Las mantas, colchones, cojines, la mesa con las sillas incorporadas, el orinal del pequeño… Todo estaba a punto para iniciar el viaje.
Incluso mi marido había añadido una cama transversal que cruzaba por encima de nuestros pies situada sobre la cama tendida que ya tenía la flamante furgoneta. Así, el hijo menor podría dormir con amplitud.
Nos dirigimos a los Alpes suizos a un camping donde todavía se puede alojar una familia sin tener que subsistir el resto del año a base de perejil.
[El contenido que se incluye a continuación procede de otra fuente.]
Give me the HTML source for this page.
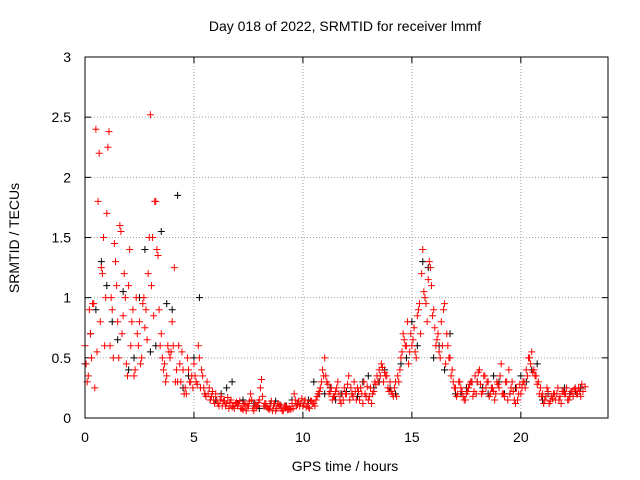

El viaje, aunque pesado, transcurrió sin incidencias. Por fin llegamos a nuestro destino añorado. Plantamos todo el tenderete, incluida la mesa plegable con las sillas incorporadas en el camping, y nos dispusimos a comer las deliciosas albóndigas que me había traído en una fiambrera desde Zaragoza. Apenas habíamos echado el primer bocado cuando mi marido vio una ardilla en el árbol que teníamos en frente. Queriéndole hacer una foto se puso de pié bruscamente. La mesa no soportó el ímpetu de la maniobra y se plegó. Menos el autor de la fechoría, todos estábamos por el suelo decorados con las albóndigas como si fuéramos extraños Árboles de Navidad. Nos reímos mucho a pesar de que acabamos comiendo sardinas en lata.
El paisaje era precioso, pero el cielo empezaba a cubrirse conforme avanzaba la tarde. A eso de las seis y media, nuestros estómagos empezaron a rugir reclamando alimento ya que las sardinas estaban ya en los pies.
Puesto que nos encontrábamos en los Alpes próximos a Alemania, sugerí que sería buena cosa cenar salchichas del tipo Frankfurt. Dicho y hecho. Unas gotitas de aceite en la sartén, pan para perritos calientes, mostaza, kétchup y la cena estuvo preparada en un periquete. Ni qué decir tiene que atacamos los bocadillos como fieras hambrientas. Tras un rato de conversación nos echamos a dormir justo antes de que descargara una buena tormenta alpina.
Habían transcurrido unas pocas horas cuando mi hijo pequeño, desde su «palco de primera planta» descargó sobre los de «patio» una mezcla multicolor de salchichas a medio digerir, mostaza y kétchup. El olor a vómito era insufrible dentro de la furgoneta, tanto que mi hijo mayor y yo comenzamos a sentirnos mal y como prueba de solidaridad, también echamos las salchichas por donde habían entrado. Nosotros, uno por cada lado, por las ventanillas correderas del vehículo.
Mi marido se levantó para tratar de poner algo de orden en medio de aquel caos. Salió del coche en calzoncillos, con paraguas y con una esponja tratando de «achicar» la marea maloliente que fluía por doquier.
Recuerdo que fue una noche de lo más movida: duchándonos de madrugada y lavando las mantas mientras llovía.
¡Inolvidable estreno de la furgoneta! Había sido «bautizada» por todas partes.
El menor estuvo cenando potitos el resto del viaje.